I remember leaving school at the end of a long, hard day in second grade. I dragged my backpack along behind me, scowling, marching towards the parking lot. My mom and I locked eyes. She smiled. I made my way to the passenger side, aggressively opened the door, and angrily plopped myself down on the seat beside her.
"What's wrong, Scoob?" she asked.
"My teacher got mad at me because I accidently broke one of the clocks. She embarrassed me in front of everyone. I hate her!"
"You don't hate, Lauren," she said calmly. "Hate is a strong word. You may dislike, or disagree. But you do not hate."
It was the first time that I remember trying to understand why I felt the way I did. Trying to understand another person's point of view. Was the teacher frustrated? Did she feel overwhelmed? Did she mean to make me feel this way?
"You never know what people are going through," she said. "We're all trying our best with what we've been given."
The moment came and went, but those words sunk in.
Later that year, we began learning about different religions at school. My friend told me that she was a Christian. I felt shocked, dismayed. I knew I wasn't one, but I also knew she was my friend.
I knew there was value in a religious identity. The members of each group seemed to have something in common. I wanted to fit into a group, the way my friends did.
"Mom, what are we?" I asked later that day.
"What do you mean?" she said, folding laundry.
"Well, what do we believe in? Are we Christians? Are we Jewish? Are we Muslims? "
I didn't know, but I wanted to. Everyone I talked to at school seemed to have a good reason for believing what they did.
We visited many places of worship. We went to a mosque, a temple, a synagogue, and a church.
Again, I looked to my mother for guidance. I was confused. All of these people, in all of these places, firmly believed in their religions. If everyone was so sure, how could any one of them be correct?
Confused and disheartened, I fell in to my mother's arms in tears.
"I don't know what to pick. Who is right? I'm scared to be wrong."
She held me tightly. I could feel her heart beating against my damp cheek.
"All you can do is try to understand. Everyone is just trying to do their best with what they've been given."
Months later, I remember lying in bed with my dad. He was working in Toronto three weeks of every month. I couldn't wait for him to get home, to tell me a story as I fell asleep each night.
Earlier that day, one of my friends told me that her parents were getting a divorce. The thought of my own family falling apart terrified me.
"Are you and mom ever going to get a divorce?" I asked, seemingly out of nowhere.
"No, sweetie," he said.
I sat up and looked at him.
"Do you promise?"
"I promise." He looked me in the eye when he said it.
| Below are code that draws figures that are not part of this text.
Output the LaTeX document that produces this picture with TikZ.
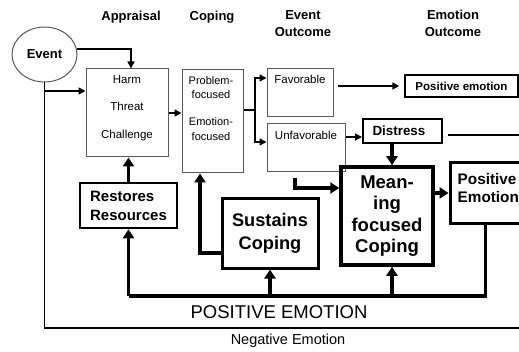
\documentclass[tikz,border=0pt]{standalone}
\usepackage{fontspec}
\setmainfont{Liberation Sans}
\usepackage{tikz}
\usetikzlibrary{shapes.geometric,arrows.meta}

\tikzset{
    thinbox/.style={draw=black!65, line width=1pt, inner sep=0pt},
    boldbox/.style={draw, inner sep=0pt},
    hdr/.style={font=\fontsize{13}{17}\selectfont\bfseries, align=center},
    thinarrow/.style={line width=1.5pt, -{Triangle[length=7pt,width=7pt]}},
    thinline/.style={line width=1.3pt},
    thickarrow/.style={line width=3.5pt, -{Triangle[length=9pt,width=11pt]}},
    thickline/.style={line width=3.5pt},
}

\begin{document}
\begin{tikzpicture}[x=1pt,y=1pt]
    \useasboundingbox (0,0) rectangle (519,351);

    \node[hdr] (happr) at (131,334) {Appraisal};
    \node[hdr] (hcope) at (212,334) {Coping};
    \node[hdr] (hevent) at (303,327.5) {Event\\Outcome};
    \node[hdr] (hemo) at (453,327.5) {Emotion\\Outcome};

    \node[thinbox, ellipse, minimum width=65, minimum height=55,
        font=\fontsize{13}{15}\selectfont\bfseries] (event) at (44.5,296.5) {Event};

    \node[thinbox, minimum width=82, minimum height=88] (appr) at (127,238) {};
    \node[font=\fontsize{11.5}{27.5}\selectfont, align=center] (apprtxt) at (127,243) {Harm\\Threat\\Challenge};

    \node[thinbox, minimum width=61, minimum height=103] (cope) at (212.5,229.5) {};
    \node[font=\fontsize{11}{14.5}\selectfont, align=center] (probtxt) at (211,263.5) {Problem-\\focused};
    \node[font=\fontsize{11}{14.5}\selectfont, align=center] (emotxt) at (211,222) {Emotion-\\focused};

    \node[thinbox, minimum width=66, minimum height=48] (fav) at (300,258) {};
    \node[font=\fontsize{11.5}{14}\selectfont] (favtxt) at (300,272) {Favorable};
    \node[thinbox, minimum width=78, minimum height=48] (unfav) at (306,203) {};
    \node[font=\fontsize{11.5}{14}\selectfont] (unfavtxt) at (306,216) {Unfavorable};

    \node[boldbox, line width=1.5pt, minimum width=113, minimum height=22,
        font=\fontsize{11.5}{14}\selectfont\bfseries] (posemo) at (461.5,265) {Positive emotion};
    \node[boldbox, line width=2pt, minimum width=79, minimum height=24, text width=60, align=left,
        font=\fontsize{13.4}{16}\selectfont\bfseries] (dist) at (402.5,220) {Distress};

    \node[boldbox, line width=3.5pt, minimum width=92, minimum height=98, align=center,
        font=\fontsize{18.5}{21.5}\selectfont\bfseries] (mcope) at (387,135) {Mean-\\ing\\focused\\Coping};
    \node[boldbox, line width=3pt, minimum width=100, minimum height=60] (pemo) at (500,158) {};
    \node[font=\fontsize{15.3}{18}\selectfont\bfseries, align=left, anchor=west, inner sep=0pt] (pemotxt) at (457.5,163) {Positive\\Emotion};

    \node[boldbox, line width=2.5pt, minimum width=97, minimum height=45, align=left,
        font=\fontsize{15}{19}\selectfont\bfseries] (rest) at (128.5,145.5) {Restores\\Resources};
    \node[boldbox, line width=3pt, minimum width=96, minimum height=69, align=center,
        font=\fontsize{18.2}{23}\selectfont\bfseries] (sust) at (270,117.5) {Sustains\\Coping};

    \node[font=\fontsize{18.5}{22}\selectfont] (postxt) at (279,39) {POSITIVE EMOTION};
    \node[font=\fontsize{14.5}{17}\selectfont] (negtxt) at (288,10) {Negative Emotion};

    \coordinate (negR) at (519,23);
    \coordinate (distR) at (519,216);
    \coordinate (apprin) at ([yshift=22]appr.west);
    \coordinate (split) at (255,241);
    \coordinate (peline) at (0,55);

    \draw[thinarrow] (event.10) -| ([xshift=4]appr.north);
    \draw[thinline] (event.south) |- (negR);
    \draw[thinarrow] (event.south |- apprin) -- (apprin);
    \draw[thinarrow] (appr.east) -- (appr.east -| cope.west);
    \draw[thinline] (cope.east |- split) -- (split);
    \draw[thinarrow] (split) |- ([yshift=15]fav.west);
    \draw[thinarrow] (split) |- ([yshift=6]unfav.west);
    \draw[thinarrow, shorten <=4pt, shorten >=5pt] (fav.east |- posemo.west) -- (posemo.west);
    \draw[thinarrow] ([yshift=11]unfav.east) -- ([yshift=11]unfav.east -| dist.west);
    \draw[thinline] ([xshift=5,yshift=-4]dist.east) -- (distR);

    \draw[thickarrow] ([xshift=-10.5]dist.south) -- ([xshift=-10.5]dist.south |- mcope.north);
    \draw[thickarrow] ([xshift=-11,yshift=-6]unfav.south) |- ([yshift=28]mcope.west);
    \draw[thickarrow] (mcope.east |- pemo.west) -- (pemo.west);
    \draw[thickline] ([xshift=37]pemo.south west) |- (peline -| rest.south);
    \draw[thickarrow] (peline -| rest.south) -- (rest.south);
    \draw[thickarrow] (peline -| sust.south) -- (sust.south);
    \draw[thickarrow] ([xshift=5]mcope.south |- peline) -- ([xshift=5]mcope.south);
    \draw[thickarrow] (rest.north) -- (rest.north |- appr.south);
    \draw[thickarrow] ([yshift=-19.5]sust.west) -| ([xshift=-12.5]cope.south);
\end{tikzpicture}
\end{document}
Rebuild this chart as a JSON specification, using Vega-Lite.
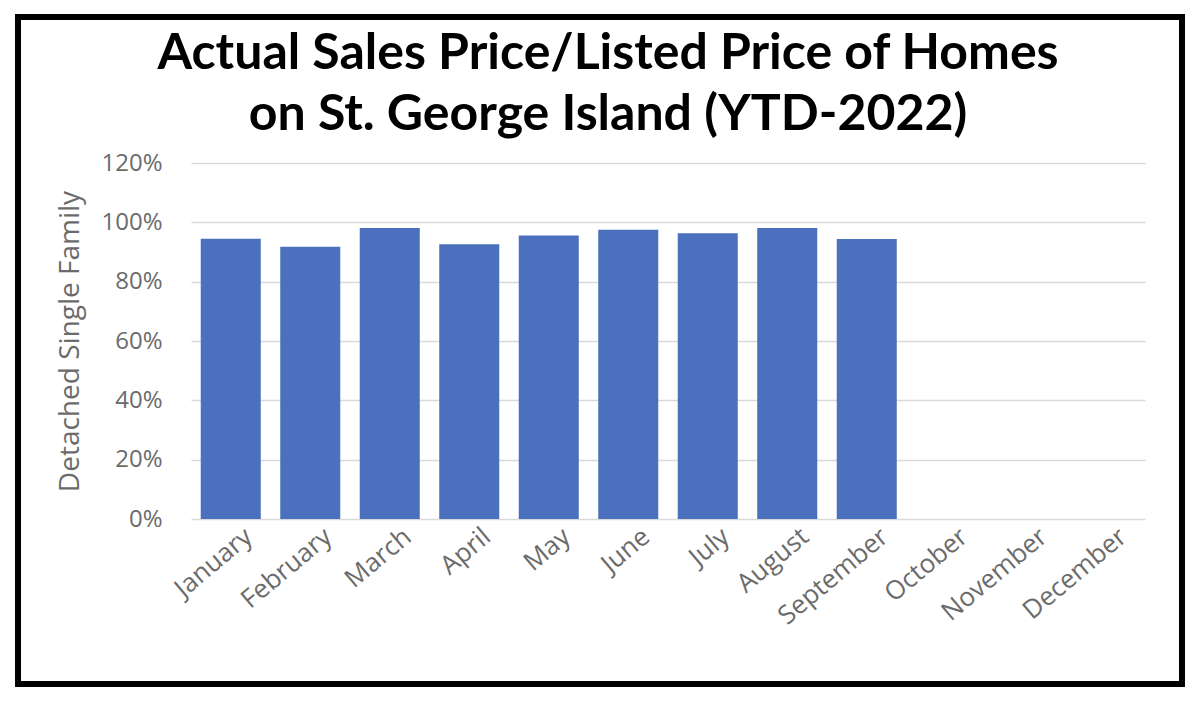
{
  "$schema": "https://vega.github.io/schema/vega-lite/v6.json",
  "autosize": {"type": "none"},
  "width": 1164,
  "height": 667,
  "padding": {"left": 18, "top": 17, "right": 18, "bottom": 19},
  "background": "white",
  "config": {
    "view": {"stroke": "#000000", "strokeWidth": 6},
    "font": "Open Sans"
  },
  "title": {
    "text": ["Actual Sales Price/Listed Price of Homes", "on St. George Island (YTD-2022)"],
    "font": "Lato",
    "fontSize": 50,
    "fontWeight": "bold",
    "color": "#000000",
    "lineHeight": 61,
    "anchor": "middle",
    "frame": "group",
    "orient": "top",
    "baseline": "alphabetic",
    "offset": 0,
    "dx": 8,
    "dy": 163
  },
  "data": {
    "values": [
      {"month": "January", "ratio": 0.945},
      {"month": "February", "ratio": 0.918},
      {"month": "March", "ratio": 0.981},
      {"month": "April", "ratio": 0.926},
      {"month": "May", "ratio": 0.956},
      {"month": "June", "ratio": 0.975},
      {"month": "July", "ratio": 0.963},
      {"month": "August", "ratio": 0.981},
      {"month": "September", "ratio": 0.944}
    ]
  },
  "mark": {"type": "bar", "color": "#4A70BE"},
  "encoding": {
    "x": {
      "field": "month",
      "type": "nominal",
      "sort": null,
      "scale": {
        "domain": ["January", "February", "March", "April", "May", "June", "July", "August", "September", "October", "November", "December"],
        "range": [173, 1127],
        "paddingInner": 0.245,
        "paddingOuter": 0.1225
      },
      "axis": {
        "title": null,
        "offset": -165,
        "domain": false,
        "ticks": false,
        "grid": false,
        "labelAngle": -40,
        "labelAlign": "right",
        "labelBaseline": "middle",
        "labelPadding": 14,
        "labelOffset": 18,
        "labelFont": "Open Sans",
        "labelFontSize": 26,
        "labelColor": "#6b6b6b"
      }
    },
    "y": {
      "field": "ratio",
      "type": "quantitative",
      "scale": {"domain": [0, 1.2], "range": [502, 146], "nice": false, "zero": true},
      "axis": {
        "title": "Detached Single Family",
        "titleFont": "Open Sans",
        "titleFontSize": 28,
        "titleFontWeight": "normal",
        "titleColor": "#6b6b6b",
        "titlePadding": 16,
        "offset": -173,
        "values": [0, 0.2, 0.4, 0.6, 0.8, 1.0, 1.2],
        "format": ".0%",
        "domain": false,
        "ticks": false,
        "grid": true,
        "gridColor": "#d9d9d9",
        "gridWidth": 1.3,
        "labelPadding": 29,
        "labelFont": "Open Sans",
        "labelFontSize": 24,
        "labelColor": "#6b6b6b"
      }
    }
  }
}
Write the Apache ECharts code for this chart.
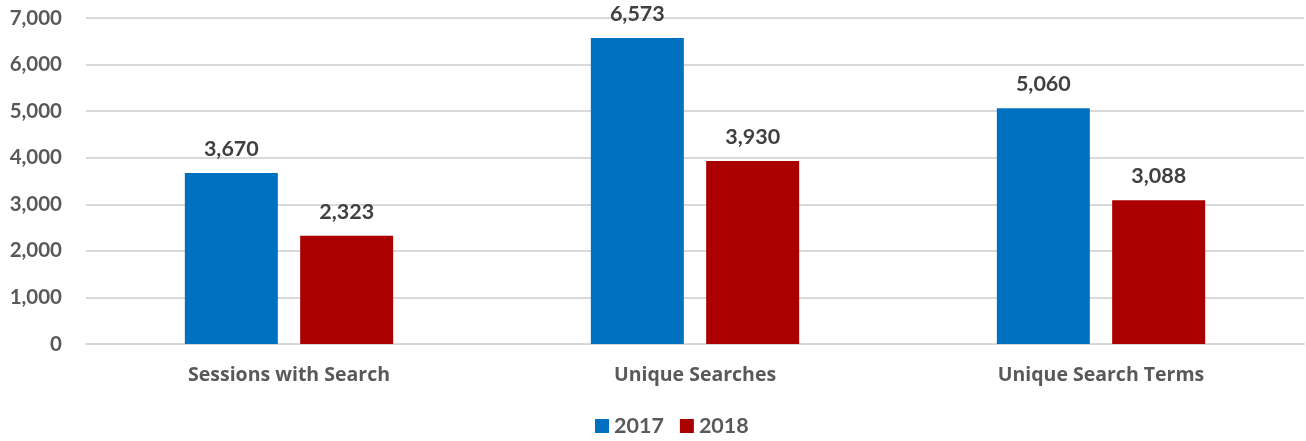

It wasn't a promise that he could keep.
I remember my mom telling me, fighting to be strong through her tears. I felt my heart sink. I couldn't speak. I understood: They weren't happy anymore. I knew it was the right decision, but he had promised me. I felt betrayed.
"I hate him!" I yelled, and broke down.
I knew that, in that moment, she felt the same way. But in her most devastated, vulnerable state, she said to me: "I know. But he is your father, and you can dislike him right now, you can dislike what has happened, and you can disagree, but nothing good will come from hate."
It took years for me to understand, but I finally did. My whole life, even in the most difficult situations, she gave me the ability to choose. So I did. I chose to love.
Most of what we know is learned. I was taught to love, not to hate. The importance, though, lays in the power of our own agency. We often forget the magnitude of our ability to choose.
In a time when hatred appears to be everywhere -- on Facebook and Twitter, in the suicide bombs of terrorists and the ugly politics of the United States -- I find solace in knowing we have the power to change. We have the power to erase hate, and instill understanding and acceptance, in the same way my mother did.
It's easy to divide; to separate ourselves by investing in identity politics, to put others down to lift ourselves up. What shows a greater strength of character, though, is to find common ground where there seems to be none.
No matter who you are, where you're from, or what you believe, we are all just trying our best with what we've been given, just like my mom says.
We were not born hating a race. We were not born hating a religion. We were not born hating a gender. We were not born hating a sexual orientation. We were not born hating a social class.
We were born loving. Loving our parents. Loving laughter. Loving others. Loving interaction. Loving anyone who made us smile, regardless of who they were or what they believed. We were happiest as children, when all we knew was how to love.
The choice is available. We can choose love or we can choose hate, and we will get much further trying to gain understanding than we will trying to gain control.
I have seen the result of a hate-driven world. It's full of war, suffering, and bigotry. I chose love, and even in a world filled with hate, it has allowed me to see the brilliance that I am surrounded by.
Every day we have a choice. To criticize or to understand. To love or to hate. We can stay inside and stay dry, or run out the door and dance in the rain. The choice is ours.